● **Goal**
Sort through the entries below and pull out lines containing the word "this".

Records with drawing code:
+++

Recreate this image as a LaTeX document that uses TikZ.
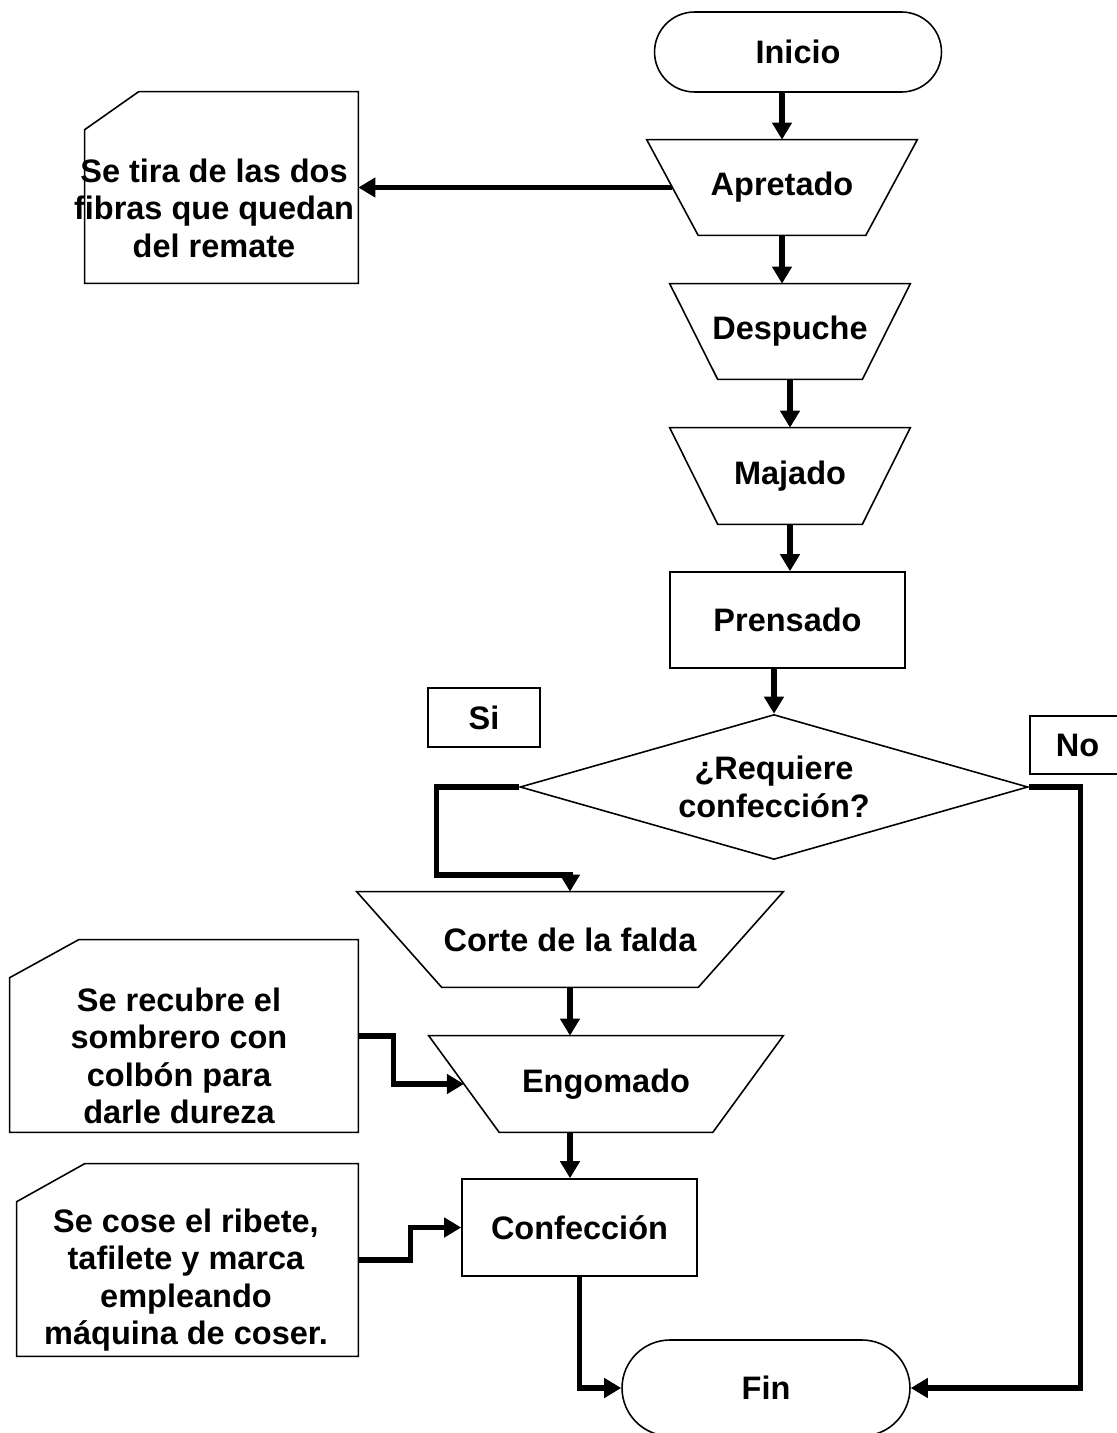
\documentclass[tikz,border=0pt]{standalone}
\usepackage{fontspec}
\setmainfont{Liberation Sans}
\usetikzlibrary{calc}
\usetikzlibrary{shapes}
\usetikzlibrary{arrows.meta}

\tikzset{
    box/.style={draw, line width=0.9pt, inner sep=0pt, align=center},
    proc/.style={box, rectangle, minimum width=4.7cm, minimum height=1.92cm},
    term/.style={box, rounded rectangle},
    manual/.style={rectangle, inner sep=0pt, align=center},
    outline/.style={line width=0.9pt},
    notebox/.style={rectangle, inner sep=0pt},
    notetext/.style={align=center, inner sep=0pt},
    tag/.style={box, rectangle},
    flow/.style={line width=3pt, -{Triangle[length=0.34cm, width=0.38cm]}},
}

\begin{document}
\begin{tikzpicture}[x=0.02cm, y=-0.02cm,
    font=\fontsize{18.5}{21.3}\selectfont\bfseries]

    \useasboundingbox (0,0) rectangle (1116,1433);

    % main column
    \node[term, minimum width=5.74cm, minimum height=1.6cm] (inicio) at (798,52) {Inicio};
    \node[manual, minimum width=5.4cm, minimum height=1.9cm] (apretado) at (782,187.5) {Apretado};
    \node[manual, minimum width=4.8cm, minimum height=1.9cm] (despuche) at (790,331.5) {Despuche};
    \node[manual, minimum width=4.8cm, minimum height=1.92cm] (majado) at (790,476) {Majado};
    \node[proc] (prensado) at (787.5,620) {Prensado};
    \node[box, diamond, shape aspect=3.5, minimum width=10.16cm, minimum height=2.9cm] (decision) at (774,787) {¿Requiere\\confección?};

    \node[tag, minimum width=2.24cm, minimum height=1.18cm] (si) at (484,717.5) {Si};
    \node[tag, minimum width=1.9cm, minimum height=1.16cm] (no) at (1077.5,745) {No};

    % branch Si
    \node[manual, minimum width=8.52cm, minimum height=1.9cm] (corte) at (570,939.5) {Corte de la falda};
    \node[manual, minimum width=7.08cm, minimum height=1.92cm] (engomado) at (606,1084) {Engomado};
    \node[proc, minimum height=1.94cm] (confeccion) at (579.5,1227.5) {Confección};
    \node[term, minimum width=5.76cm, minimum height=1.92cm] (fin) at (766,1388) {Fin};

    % manual operations, wide side on top
    \foreach \n/\d in {apretado/51.5, despuche/48, majado/48, corte/85, engomado/70.5}
    {
        \draw[outline] (\n.north west) -- (\n.north east) -- ($(\n.south east)+(-\d,0)$)
            -- ($(\n.south west)+(\d,0)$) -- cycle;
    }
    \coordinate (apretado_lc) at ($(apretado.west)+(25.75,0)$);
    \coordinate (engomado_lc) at ($(engomado.west)+(35.25,0)$);

    % notes
    \node[notebox, minimum width=5.46cm, minimum height=3.82cm] (nota1) at (221.5,187.5) {};
    \draw[outline] (nota1.south west) -- (nota1.south east) -- (nota1.north east)
        -- ($(nota1.north west)+(54,0)$) -- ($(nota1.north west)+(0,38)$) -- cycle;
    \node[notetext] (nota1txt) at (214,208) {Se tira de las dos\\fibras que quedan\\del remate};

    \node[notebox, minimum width=6.96cm, minimum height=3.84cm] (nota2) at (184,1036) {};
    \draw[outline] (nota2.south west) -- (nota2.south east) -- (nota2.north east)
        -- ($(nota2.north west)+(69,0)$) -- ($(nota2.north west)+(0,38)$) -- cycle;
    \node[notetext] (nota2txt) at (179,1056) {Se recubre el\\sombrero con\\colbón para\\darle dureza};

    \node[notebox, minimum width=6.82cm, minimum height=3.84cm] (nota3) at (187.5,1260) {};
    \draw[outline] (nota3.south west) -- (nota3.south east) -- (nota3.north east)
        -- ($(nota3.north west)+(68,0)$) -- ($(nota3.north west)+(0,38)$) -- cycle;
    \node[notetext] (nota3txt) at (186,1280) {Se cose el ribete,\\tafilete y marca\\empleando\\máquina de coser.};

    % connectors
    \draw[flow] (inicio.south -| apretado.north) -- (apretado.north);
    \draw[flow] (apretado.south) -- (apretado.south |- despuche.north);
    \draw[flow] (despuche.south) -- (despuche.south |- majado.north);
    \draw[flow] (majado.south) -- (majado.south |- prensado.north);
    \draw[flow] (decision.north |- prensado.south) -- (decision.north);
    \draw[flow] (apretado_lc) -- (apretado_lc -| nota1.east);

    \draw[flow] (decision.west) -| ++(-83,88) -| (corte.north);
    \draw[flow] (decision.east) -- ++(52,0) |- (fin.east);

    \draw[flow] (corte.south) -- (corte.south |- engomado.north);
    \draw[flow] (nota2.east) -- ++(35,0) |- (engomado_lc);
    \draw[flow] (engomado.south -| corte.south) -- (confeccion.north -| corte.south);
    \draw[flow] (nota3.east) -- ++(52,0) |- (confeccion.west);
    \draw[flow] (confeccion.south) |- (fin.west);

\end{tikzpicture}
\end{document}
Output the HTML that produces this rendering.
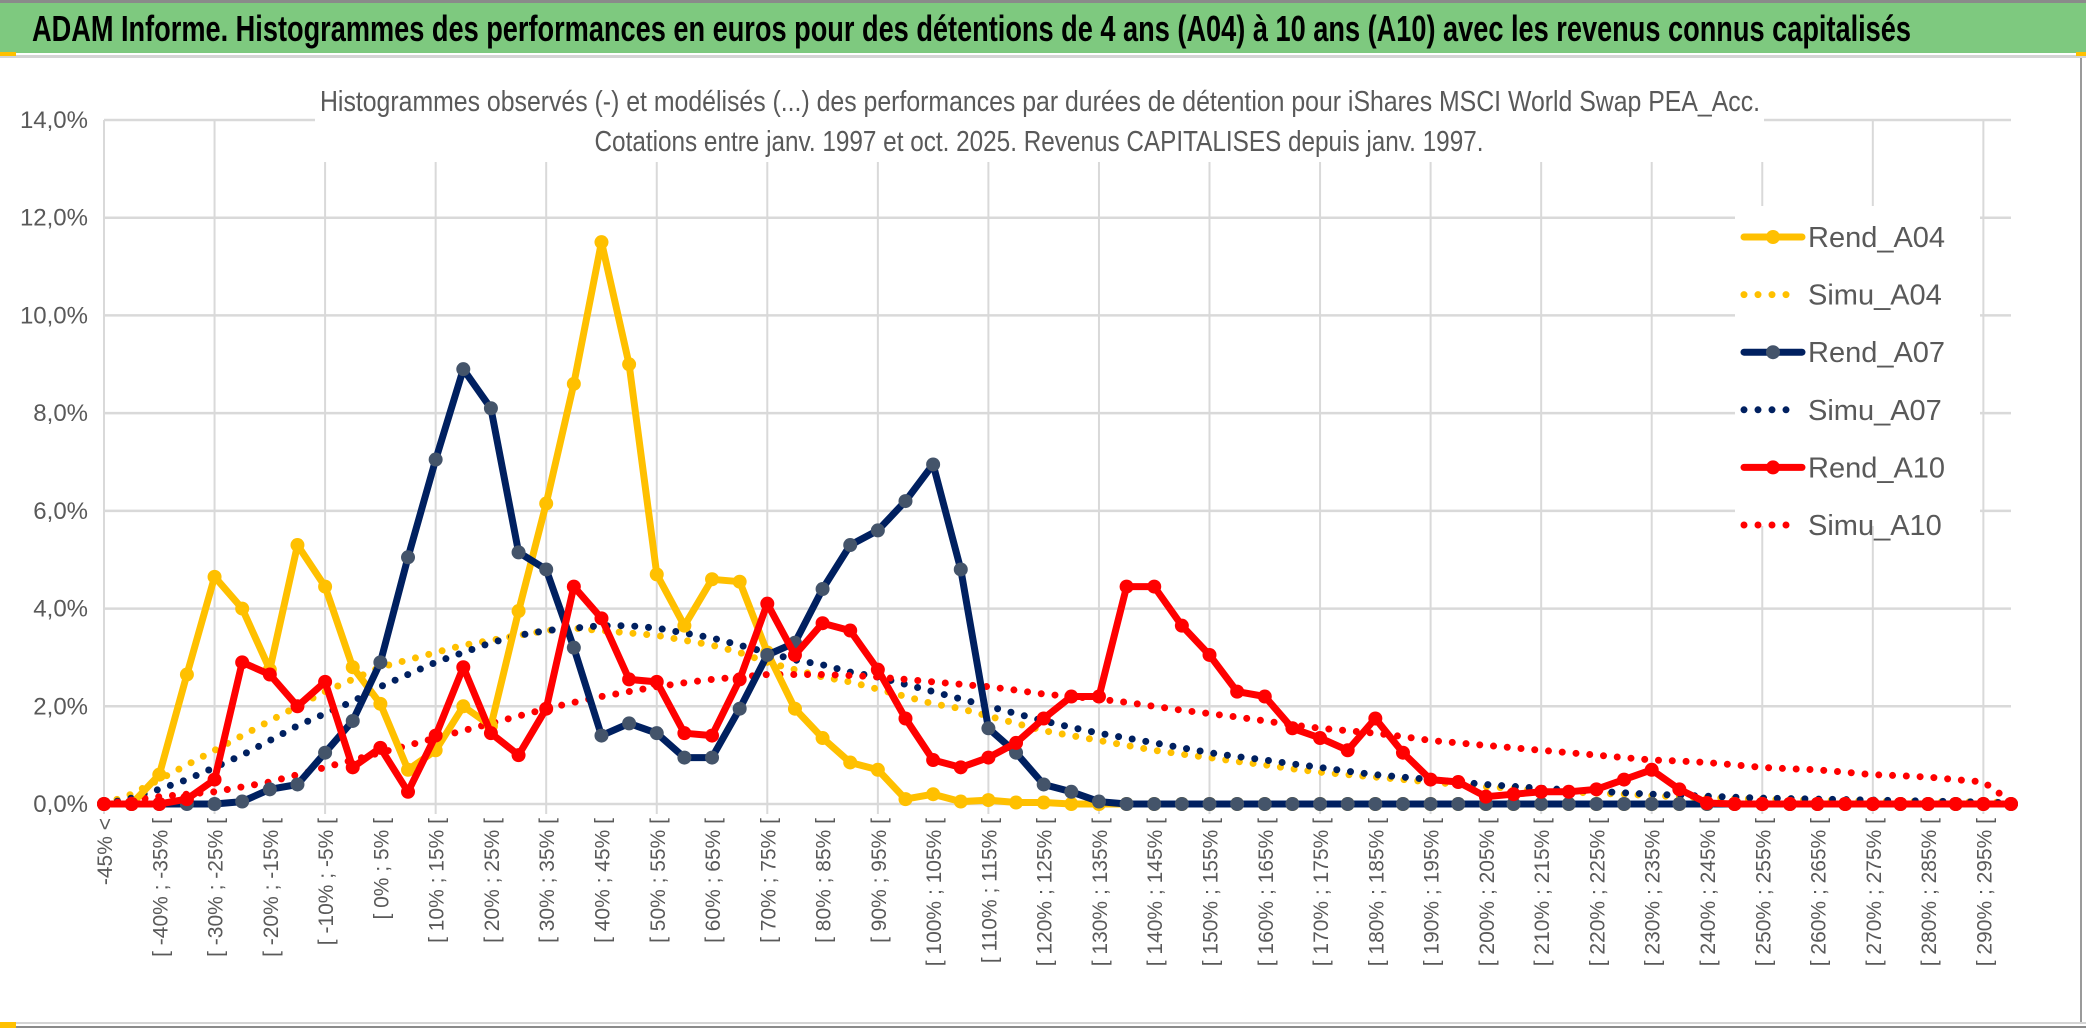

+++

● **Worked solution**
Recreate this image as a LaTeX document that uses TikZ.
Output the HTML that produces this rendering.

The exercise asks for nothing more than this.